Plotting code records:
━━━━━━━━━━

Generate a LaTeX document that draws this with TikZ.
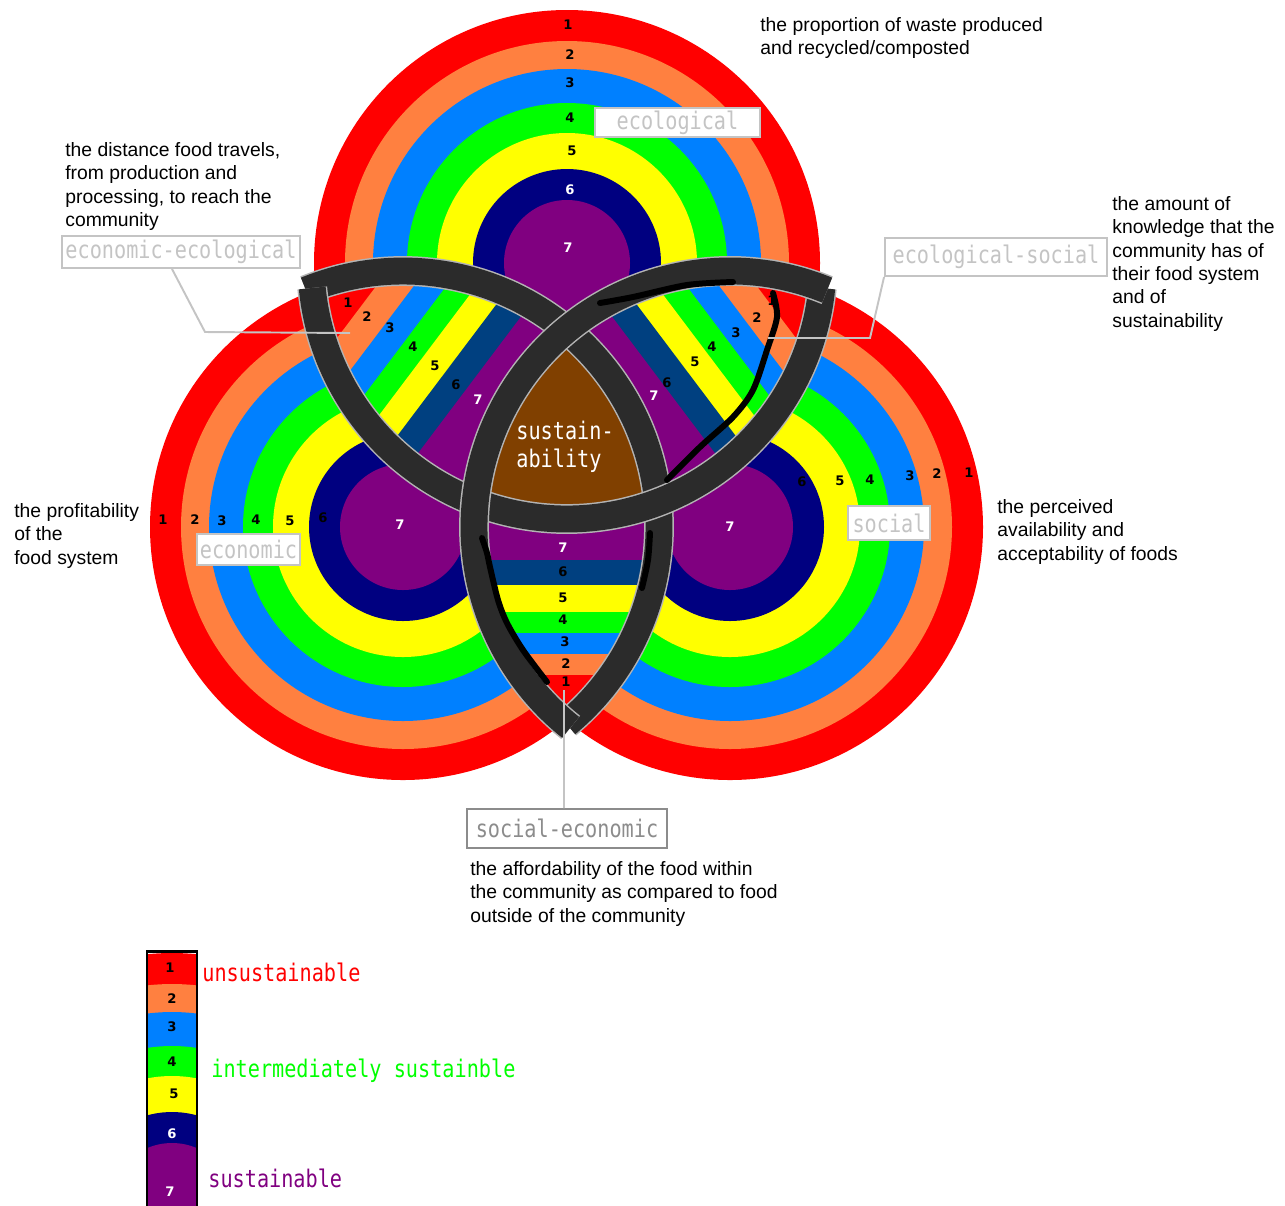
\documentclass[tikz,border=0pt]{standalone}
\usepackage{fontspec}
\usepackage{graphicx}
\setmainfont{Liberation Sans}
\newfontfamily\boxfont{DejaVu Sans Mono}
\newfontfamily\numfont{DejaVu Sans}
\usetikzlibrary{calc}

\definecolor{ringred}{HTML}{FF0000}
\definecolor{ringorange}{HTML}{FF8040}
\definecolor{ringblue}{HTML}{0080FF}
\definecolor{ringgreen}{HTML}{00FF00}
\definecolor{ringyellow}{HTML}{FFFF00}
\definecolor{ringnavy}{HTML}{000080}
\definecolor{ringpurple}{HTML}{800080}
\definecolor{stripenavy}{HTML}{004080}
\definecolor{corebrown}{HTML}{804000}
\definecolor{knotgrey}{HTML}{2B2B2B}
\definecolor{edgegrey}{HTML}{B4B4B4}
\definecolor{boxgrey}{HTML}{C4C4C4}
\definecolor{boxdark}{HTML}{8C8C8C}

\newcommand{\tall}[1]{\scalebox{1}[1.2]{#1}}

\begin{document}
\begin{tikzpicture}[x=0.02cm, y=0.02cm,
  ringnum/.style={font=\numfont\bfseries\fontsize{7.5}{8}\selectfont, inner sep=0pt},
  desctext/.style={font=\fontsize{11}{13.3}\selectfont, align=left, anchor=north west, inner sep=0pt},
  tagbox/.style={draw=boxgrey, line width=1.1pt, fill=white, text=boxgrey,
    font=\boxfont\fontsize{11.5}{14}\selectfont, inner sep=0pt},
  keytext/.style={font=\boxfont\fontsize{11.5}{14}\selectfont, anchor=base west, inner sep=0pt},
  callout/.style={boxgrey, line width=1.1pt},
  knotrim/.style={edgegrey, line width=17pt},
  knotband/.style={knotgrey, line width=15.3pt},
  scribble/.style={black, line width=3.4pt, line cap=round, line join=round}]
\useasboundingbox (0,0) rectangle (1285,-1205);

% Centres of the three circles and tips of the knot
\coordinate (T) at (567,-263);
\coordinate (L) at (403,-527);
\coordinate (R) at (730,-527);
\coordinate (TL) at (312.3,-287.8);
\coordinate (TR) at (820.7,-287.8);
\coordinate (B) at (566.5,-724);

% Concentric rings of the three circles
\foreach \ctr in {L,R,T} {
  \foreach \r/\col in {253/ringred, 222/ringorange, 194/ringblue, 160/ringgreen,
                       130/ringyellow, 94/ringnavy, 63/ringpurple} {
    \fill [\col] (\ctr) circle (\r);
  }
}

% Straight bands inside the three lenses
\begin{scope}
  \clip (T) circle (256); \clip (L) circle (256);
  \begin{scope}[shift={(TL)}, rotate=-37]
    \foreach \sa/\ea/\col in {-30/50/ringred, 50/80/ringorange, 80/106/ringblue, 106/130/ringgreen,
                              130/157/ringyellow, 157/184/stripenavy, 184/460/ringpurple}
      \fill [\col] (\sa,-240) rectangle (\ea+1,240);
  \end{scope}
\end{scope}
\begin{scope}
  \clip (T) circle (256); \clip (R) circle (256);
  \begin{scope}[shift={(TR)}, rotate=217]
    \foreach \sa/\ea/\col in {-30/50/ringred, 50/80/ringorange, 80/106/ringblue, 106/130/ringgreen,
                              130/157/ringyellow, 157/184/stripenavy, 184/460/ringpurple}
      \fill [\col] (\sa,-240) rectangle (\ea+1,240);
  \end{scope}
\end{scope}
\begin{scope}
  \clip (L) circle (256); \clip (R) circle (256);
  \begin{scope}[shift={(B)}, rotate=90]
    \foreach \sa/\ea/\col in {-30/49/ringred, 49/70/ringorange, 70/91/ringblue, 91/112/ringgreen,
                              112/139/ringyellow, 139/164/stripenavy, 164/460/ringpurple}
      \fill [\col] (\sa,-240) rectangle (\ea+1,240);
  \end{scope}
\end{scope}

% Core where all three meet
\begin{scope}
  \clip (T) circle (256); \clip (L) circle (256);
  \fill [corebrown] (R) circle (256);
\end{scope}

% Interlaced knot, one arc per circle
\foreach \ctr/\sa/\ea in {L/-50.3/112.3, T/185.6/354.4, R/67.7/231.5} {
  \draw [knotrim] ($(\ctr)+(\sa:256)$) arc (\sa:\ea:256);
  \draw [knotband] ($(\ctr)+(\sa:256)$) arc (\sa:\ea:256);
}

% Black marks drawn over the knot
\draw [scribble] plot [smooth] coordinates {(600,-303) (633,-297) (687,-285) (733,-282)};
\draw [scribble] plot [smooth] coordinates {(773,-293) (777,-317) (767,-350) (753,-390) (733,-417) (700,-447) (667,-480)};
\draw [scribble] plot [smooth] coordinates {(482,-538) (487,-553) (490,-567) (498,-600) (507,-623) (523,-650) (547,-682)};
\draw [scribble] plot [smooth] coordinates {(650,-533) (648,-560) (642,-588)};

% Ring numbers
\foreach \x/\y/\n/\tc [count=\k] in {
  568/25/1/black, 570/55/2/black, 570/83/3/black, 570/118/4/black, 572/151/5/black, 570/190/6/white, 568/248/7/white,
  163/520/1/black, 195/520/2/black, 222/521/3/black, 256/520/4/black, 290/521/5/black, 323/518/6/black, 400/525/7/white,
  969/473/1/black, 937/474/2/black, 910/476/3/black, 870/480/4/black, 840/481/5/black, 802/482/6/black, 730/527/7/white} {
  \node [ringnum, text=\tc] (rn\k) at (\x,-\y) {\n};
}
\foreach \x/\y/\n/\tc [count=\k] in {
  348/303/1/black, 367/317/2/black, 390/328/3/black, 413/347/4/black, 435/366/5/black, 456/385/6/black, 478/400/7/white,
  772/301/1/black, 757/318/2/black, 736/333/3/black, 712/347/4/black, 695/362/5/black, 667/383/6/black, 654/396/7/white,
  566/682/1/black, 566/664/2/black, 565/642/3/black, 563/620/4/black, 563/598/5/black, 563/572/6/black, 563/548/7/white} {
  \node [ringnum, text=\tc] (ln\k) at (\x,-\y) {\n};
}

% Core label
\node [font=\boxfont\fontsize{11.5}{16}\selectfont, text=white, align=left, anchor=north west, inner sep=0pt]
  (core) at (516,-421) {\tall{sustain-}\\\tall{ability}};

% Callout lines
\coordinate (ecoecobend) at (205,-332);
\coordinate (ecoecoend) at (350,-333);
\coordinate (ecosocbend) at (870,-338);
\coordinate (ecosocend) at (768,-338);
\coordinate (socecoend) at (564,-690);

% Name tags
\node [tagbox, minimum width=3.3cm, minimum height=0.58cm] (ecol) at (677.5,-122.5) {\tall{ecological}};
\node [tagbox, minimum width=2.06cm, minimum height=0.62cm] (econ) at (248.5,-549.5) {\tall{economic}};
\node [tagbox, minimum width=1.64cm, minimum height=0.68cm] (soc) at (889,-523) {\tall{social}};
\node [tagbox, minimum width=4.76cm, minimum height=0.64cm] (ecoeco) at (181,-252) {\tall{economic-ecological}};
\node [tagbox, minimum width=4.44cm, minimum height=0.76cm] (ecosoc) at (996,-257) {\tall{ecological-social}};
\node [tagbox, draw=boxdark, text=boxdark, minimum width=4.0cm, minimum height=0.78cm] (soceco) at (567,-828.5) {\tall{social-economic}};

\draw [callout] ([xshift=-0.18cm]ecoeco.south) -- (ecoecobend) -- (ecoecoend);
\draw [callout] (ecosoc.south west) -- (ecosocbend) -- (ecosocend);
\draw [callout] ([xshift=-0.06cm]soceco.north) -- (socecoend);

% Descriptions
\node [desctext] (waste) at (760,-17) {the proportion of waste produced\\and recycled/composted};
\node [desctext] (distance) at (65,-142) {the distance food travels,\\from production and\\processing, to reach the\\community};
\node [desctext] (knowledge) at (1112,-196) {the amount of\\knowledge that the\\community has of\\their food system\\and of\\sustainability};
\node [desctext] (profit) at (14,-503) {the profitability\\of the\\food system};
\node [desctext] (perceived) at (997,-499) {the perceived\\availability and\\acceptability of foods};
\node [desctext] (afford) at (470,-861) {the affordability of the food within\\the community as compared to food\\outside of the community};

% Legend bar, cut from the same rings
\begin{scope}
  \clip (147,-951) rectangle (197,-1205);
  \foreach \r/\col in {253/ringred, 222/ringorange, 194/ringblue, 160/ringgreen,
                       130/ringyellow, 94/ringnavy, 63/ringpurple} {
    \fill [\col] (172,-1206) circle (\r);
  }
\end{scope}
\draw [line width=1.4pt] (147,-1215) -- (147,-951.5) -- (197,-951.5) -- (197,-1215);
\foreach \x/\y/\n/\tc [count=\k] in {
  170/968/1/black, 172/999/2/black, 172/1027/3/black, 172/1062/4/black, 174/1094/5/black, 172/1134/6/white, 170/1192/7/white} {
  \node [ringnum, text=\tc] (kn\k) at (\x,-\y) {\n};
}
\node [keytext, text=ringred] (unsus) at (202,-981) {\tall{unsustainable}};
\node [keytext, text=ringgreen] (inter) at (211,-1077) {\tall{intermediately sustainble}};
\node [keytext, text=ringpurple] (sus) at (208,-1187) {\tall{sustainable}};

\end{tikzpicture}
\end{document}
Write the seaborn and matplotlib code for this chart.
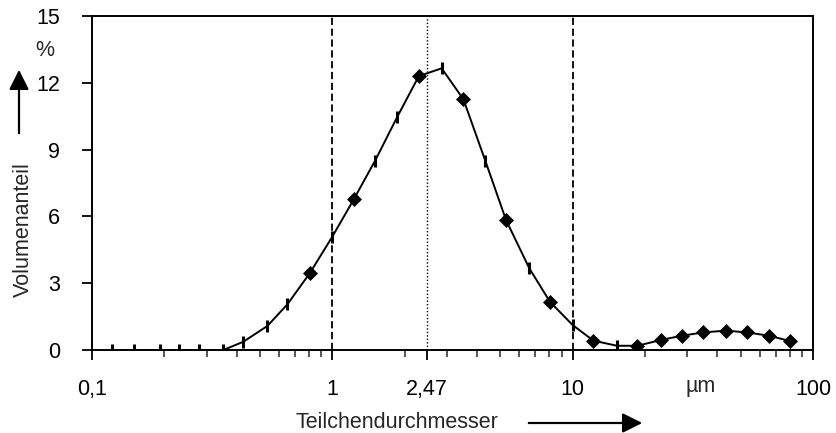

━━━━━━━━━━

Please transcribe, word for word, every line from the first line of the records above through the line containing "(B) at (566.5,-724);", and leave out any pictures.

■ **WRITTEN ANSWER**
Generate a LaTeX document that draws this with TikZ.
\documentclass[tikz,border=0pt]{standalone}
\usepackage{fontspec}
\usepackage{graphicx}
\setmainfont{Liberation Sans}
\newfontfamily\boxfont{DejaVu Sans Mono}
\newfontfamily\numfont{DejaVu Sans}
\usetikzlibrary{calc}

\definecolor{ringred}{HTML}{FF0000}
\definecolor{ringorange}{HTML}{FF8040}
\definecolor{ringblue}{HTML}{0080FF}
\definecolor{ringgreen}{HTML}{00FF00}
\definecolor{ringyellow}{HTML}{FFFF00}
\definecolor{ringnavy}{HTML}{000080}
\definecolor{ringpurple}{HTML}{800080}
\definecolor{stripenavy}{HTML}{004080}
\definecolor{corebrown}{HTML}{804000}
\definecolor{knotgrey}{HTML}{2B2B2B}
\definecolor{edgegrey}{HTML}{B4B4B4}
\definecolor{boxgrey}{HTML}{C4C4C4}
\definecolor{boxdark}{HTML}{8C8C8C}

\newcommand{\tall}[1]{\scalebox{1}[1.2]{#1}}

\begin{document}
\begin{tikzpicture}[x=0.02cm, y=0.02cm,
  ringnum/.style={font=\numfont\bfseries\fontsize{7.5}{8}\selectfont, inner sep=0pt},
  desctext/.style={font=\fontsize{11}{13.3}\selectfont, align=left, anchor=north west, inner sep=0pt},
  tagbox/.style={draw=boxgrey, line width=1.1pt, fill=white, text=boxgrey,
    font=\boxfont\fontsize{11.5}{14}\selectfont, inner sep=0pt},
  keytext/.style={font=\boxfont\fontsize{11.5}{14}\selectfont, anchor=base west, inner sep=0pt},
  callout/.style={boxgrey, line width=1.1pt},
  knotrim/.style={edgegrey, line width=17pt},
  knotband/.style={knotgrey, line width=15.3pt},
  scribble/.style={black, line width=3.4pt, line cap=round, line join=round}]
\useasboundingbox (0,0) rectangle (1285,-1205);

% Centres of the three circles and tips of the knot
\coordinate (T) at (567,-263);
\coordinate (L) at (403,-527);
\coordinate (R) at (730,-527);
\coordinate (TL) at (312.3,-287.8);
\coordinate (TR) at (820.7,-287.8);
\coordinate (B) at (566.5,-724);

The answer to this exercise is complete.